Steven Pinker. Photo by Rebecca Goldstein

There are other sources of pushback. One is that we all have deep intuitions about causal connections to people. A collector might pay $100,000 for John F. Kennedy’s golf clubs even though they’re indistinguishable from any other golf clubs from that era. The demand for authenticity is even stronger for intellectual products like stories and editorials: The awareness that there’s a real human you can connect it to changes its status and its acceptability.

Another pushback will come from the forehead-slapping blunders, like the fact that crushed glass is gaining popularity as a dietary supplement or that nine women can make a baby in one month. As the systems are improved by human feedback (often from click farms in poor countries), there will be fewer of these clangers, but given the infinite possibilities, they’ll still be there. And, crucially, there won’t be a paper trail that allows us to fact-check an assertion. With an ordinary writer, you could ask the person and track down the references, but in an LLM, a “fact” is smeared across billions of tiny adjustments to quantitative variables, and it’s impossible to trace and verify a source.

Nonetheless, there are doubtless many kinds of boilerplate that could be produced by an LLM as easily as by a human, and that might be a good thing. Perhaps we shouldn’t be paying the billable hours of an expensive lawyer to craft a will or divorce agreement that could be automatically generated.

GAZETTE: We hear a lot about potential downsides. Is there a potential upside?

PINKER: One example would be its use as a semantic search engine, as opposed to our current search engines, which are fed strings of characters. Currently, if you have an idea rather than a string of text, there’s no good way to search for it. Now, a real semantic search engine would, unlike an LLM, have a conceptual model of the world. It would have symbols for people and places and objects and events, and representations of goals and causal relations, something closer to the way the human mind works. But for just a tool, like a search engine, where you just want useful information retrieval, I can see that an LLM could be tremendously useful — as long as it stops making stuff up.

GAZETTE: If we look down the road and these things get better — potentially exponentially better — are there impacts for humans on what it means to be learned, to be knowledgeable, even to be expert?
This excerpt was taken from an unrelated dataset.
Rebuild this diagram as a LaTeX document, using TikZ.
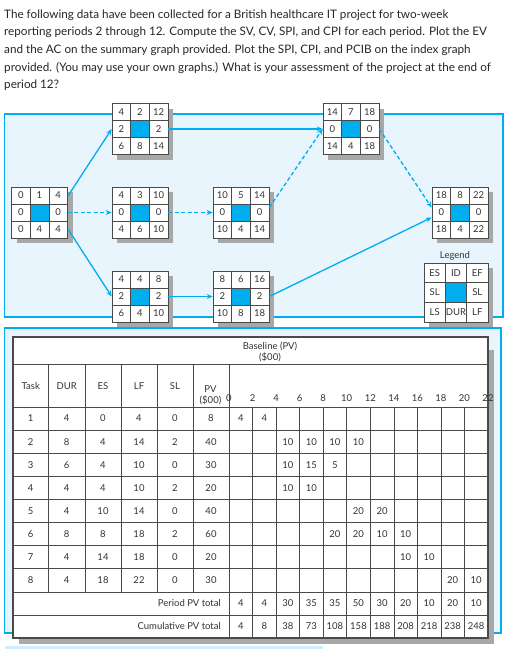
\documentclass[tikz,border=0pt]{standalone}
\usepackage{fontspec}
\setmainfont{Lato}
\usetikzlibrary{arrows.meta,calc,shadows}
\definecolor{pmblue}{HTML}{00AEEF}
\definecolor{pmlight}{HTML}{E8F5FC}
\definecolor{gridc}{HTML}{4A4A4A}
\definecolor{shadowc}{HTML}{A8A8A8}
\definecolor{txt}{HTML}{333333}
\definecolor{bartint}{HTML}{CDEEFA}
\tikzset{
  x=1pt, y=-1pt,
  every node/.style={text=txt, font=\fontsize{9.5}{11}\selectfont, inner sep=0pt},
  panel/.style={draw=pmblue, line width=1.4pt, fill=pmlight},
  netbox/.style={draw=gridc, line width=0.6pt, fill=white, minimum width=56pt, minimum height=51pt,
     drop shadow={shadow xshift=5pt, shadow yshift=-5pt, fill=shadowc, opacity=1}},
  legbox/.style={netbox, minimum width=64pt, minimum height=59pt},
  link/.style={draw=pmblue, line width=1.3pt, -{Stealth[length=6pt,width=5pt]}},
  dlink/.style={link, dash pattern=on 4pt off 2.5pt},
  cellline/.style={draw=gridc, line width=0.6pt},
  tabline/.style={draw=gridc, line width=0.6pt},
  tabframe/.style={draw=gridc, line width=1.2pt},
  para/.style={anchor=base west, text=black!85, font=\fontsize{11.7}{13}\selectfont},
}
\def\cwd{18.667}
\def\cht{17}
\newcommand\boxcells[9]{%
  \fill[pmblue] ($(#1)+(-0.5*\cwd,-0.5*\cht)$) rectangle ($(#1)+(0.5*\cwd,0.5*\cht)$);
  \draw[cellline] ($(#1)+(-0.5*\cwd,-1.5*\cht)$) -- ($(#1)+(-0.5*\cwd,1.5*\cht)$)
                  ($(#1)+(0.5*\cwd,-1.5*\cht)$) -- ($(#1)+(0.5*\cwd,1.5*\cht)$)
                  ($(#1)+(-1.5*\cwd,-0.5*\cht)$) -- ($(#1)+(1.5*\cwd,-0.5*\cht)$)
                  ($(#1)+(-1.5*\cwd,0.5*\cht)$) -- ($(#1)+(1.5*\cwd,0.5*\cht)$);
  \node (#1-a) at ($(#1)+(-\cwd,-\cht)$) {#2};
  \node (#1-b) at ($(#1)+(0,-\cht)$) {#3};
  \node (#1-c) at ($(#1)+(\cwd,-\cht)$) {#4};
  \node (#1-d) at ($(#1)+(-\cwd,0)$) {#5};
  \node (#1-e) at ($(#1)+(\cwd,0)$) {#6};
  \node (#1-f) at ($(#1)+(-\cwd,\cht)$) {#7};
  \node (#1-g) at ($(#1)+(0,\cht)$) {#8};
  \node (#1-h) at ($(#1)+(\cwd,\cht)$) {#9};
}
\begin{document}
\begin{tikzpicture}
\useasboundingbox (0,0) rectangle (510,653);
% question text
\node[para] (q1) at (4,18) {The following data have been collected for a British healthcare IT project for two-week};
\node[para] (q2) at (4,35.7) {reporting periods 2 through 12. Compute the SV, CV, SPI, and CPI for each period. Plot the EV};
\node[para] (q3) at (4,53.4) {and the AC on the summary graph provided. Plot the SPI, CPI, and PCIB on the index graph};
\node[para] (q4) at (4,71.1) {provided. (You may use your own graphs.) What is your assessment of the project at the end of};
\node[para] (q5) at (4,88.8) {period 12?};

% network panel
\path[panel] (4.5,114) rectangle (503,317);

\node[netbox] (n1) at (39.5,212.5) {};
\node[netbox] (n2) at (140,129) {};
\node[netbox] (n3) at (140,212.5) {};
\node[netbox] (n4) at (140,296.5) {};
\node[netbox] (n5) at (241,212.5) {};
\node[netbox] (n6) at (241,296.5) {};
\node[netbox] (n7) at (351,129) {};
\node[netbox] (n8) at (460,212.5) {};
\node[legbox] (lg) at (456,292.5) {};

\draw[link] (n1.30) -- (n2.west);
\draw[link] (n1.-30) -- (n4.west);
\draw[dlink] (n1.east) -- (n3.west);
\draw[dlink] (n3.east) -- (n5.west);
\draw[link] (n2.east) -- (n7.west);
\draw[dlink] (n5.10) -- (n7.west);
\draw[dlink] (n7.east) -- (n8.170);
\draw[link] (n4.east) -- (n6.west);
\draw[link] (n6.east) -- (n8.190);

\boxcells{n1}{0}{1}{4}{0}{0}{0}{4}{4}
\boxcells{n2}{4}{2}{12}{2}{2}{6}{8}{14}
\boxcells{n3}{4}{3}{10}{0}{0}{4}{6}{10}
\boxcells{n4}{4}{4}{8}{2}{2}{6}{4}{10}
\boxcells{n5}{10}{5}{14}{0}{0}{10}{4}{14}
\boxcells{n6}{8}{6}{16}{2}{2}{10}{8}{18}
\boxcells{n7}{14}{7}{18}{0}{0}{14}{4}{18}
\boxcells{n8}{18}{8}{22}{0}{0}{18}{4}{22}
\def\cwd{21.333}\def\cht{19.667}
\boxcells{lg}{ES}{ID}{EF}{SL}{SL}{LS}{DUR}{LF}
\node (lgtitle) at (455,256) {Legend};

% table panel
\path[panel] (4.5,328) rectangle (501,633);
\fill[shadowc] (19,350) rectangle (494,644);
\fill[white] (13,337) rectangle (488,638);
\draw[tabline] (13,364) -- (488,364);
\foreach \k in {0,...,9} \draw[tabline] (13,407+23.1*\k) -- (488,407+23.1*\k);
\foreach \xx in {48.5,85,121,157,193} \draw[tabline] (\xx,364) -- (\xx,591.8);
\draw[tabline] (229,364) -- (229,638);
\foreach \k in {1,...,10} \draw[tabline] (229+23.545*\k,407) -- (229+23.545*\k,638);
\draw[tabframe] (13,337) rectangle (488,638);

\node[align=center] (base) at (270,352.5) {Baseline (PV)\\(\$00)};
\node (hTask) at (30.75,386) {Task};
\node (hDUR) at (66.75,386) {DUR};
\node (hES) at (103,386) {ES};
\node (hLF) at (139,386) {LF};
\node (hSL) at (175,386) {SL};
\node[align=center] (hPV) at (210.5,395.5) {PV\\(\$00)};
\foreach \lab in {0,2,...,22} \node (ax\lab) at (229+11.7725*\lab,398) {\lab};

\foreach \r/\dur/\es/\lf/\sl/\pv in {1/4/0/4/0/8, 2/8/4/14/2/40, 3/6/4/10/0/30, 4/4/4/10/2/20,
    5/4/10/14/0/40, 6/8/8/18/2/60, 7/4/14/18/0/20, 8/4/18/22/0/30}{
  \node (t\r-1) at (30.75,407+23.1*\r-11.55) {\r};
  \node (t\r-2) at (66.75,407+23.1*\r-11.55) {\dur};
  \node (t\r-3) at (103,407+23.1*\r-11.55) {\es};
  \node (t\r-4) at (139,407+23.1*\r-11.55) {\lf};
  \node (t\r-5) at (175,407+23.1*\r-11.55) {\sl};
  \node (t\r-6) at (211,407+23.1*\r-11.55) {\pv};
}
\foreach \r/\i/\v in {1/0/4,1/1/4, 2/2/10,2/3/10,2/4/10,2/5/10, 3/2/10,3/3/15,3/4/5,
    4/2/10,4/3/10, 5/5/20,5/6/20, 6/4/20,6/5/20,6/6/10,6/7/10, 7/7/10,7/8/10, 8/9/20,8/10/10}
  \node (p\r-\i) at (229+23.545*\i+11.77,407+23.1*\r-11.55) {\v};

\node[anchor=east] (ptot) at (221,603.3) {Period PV total};
\node[anchor=east] (ctot) at (221,626.4) {Cumulative PV total};
\foreach \v [count=\i from 0] in {4,4,30,35,35,50,30,20,10,20,10}
  \node (pp\i) at (229+23.545*\i+11.77,603.3) {\v};
\foreach \v [count=\i from 0] in {4,8,38,73,108,158,188,208,218,238,248}
  \node (cc\i) at (229+23.545*\i+11.77,626.4) {\v};

\fill[bartint] (5,646) rectangle (323,648.5);
\end{tikzpicture}
\end{document}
PINKER: I doubt it will improve exponentially, but it will improve. And, as with the use of computers to supplement human intelligence in the past — all the way back to calculation and record-keeping in the ’60s, search in the ’90s, and every other step — we’ll be augmenting our own limitations. Just as we had to acknowledge our own limited memory and calculation capabilities, we’ll acknowledge that retrieving and digesting large amounts of information is something that we can do well but artificial minds can do better.

Since LLMs operate so differently from us, they might help us understand the nature of human intelligence. They might deepen our appreciation of what human understanding does consist of when we contrast it with systems that superficially seem to duplicate it, exceed it in some ways, and fall short in others.

GAZETTE: So humans won’t be supplanted by artificial general intelligence? We’ll still be on top, essentially? Or is that the wrong framing?

PINKER: It’s the wrong framing. There isn’t a one-dimensional scale of intelligence that embraces all conceivable minds. Sure, we use IQ to measure differences among humans, but that can’t be extrapolated upward to an everything-deducer, if only because its knowledge about empirical reality is limited by what it can observe. There is no omniscient and omnipotent wonder algorithm: There are as many intelligences as there are goals and worlds.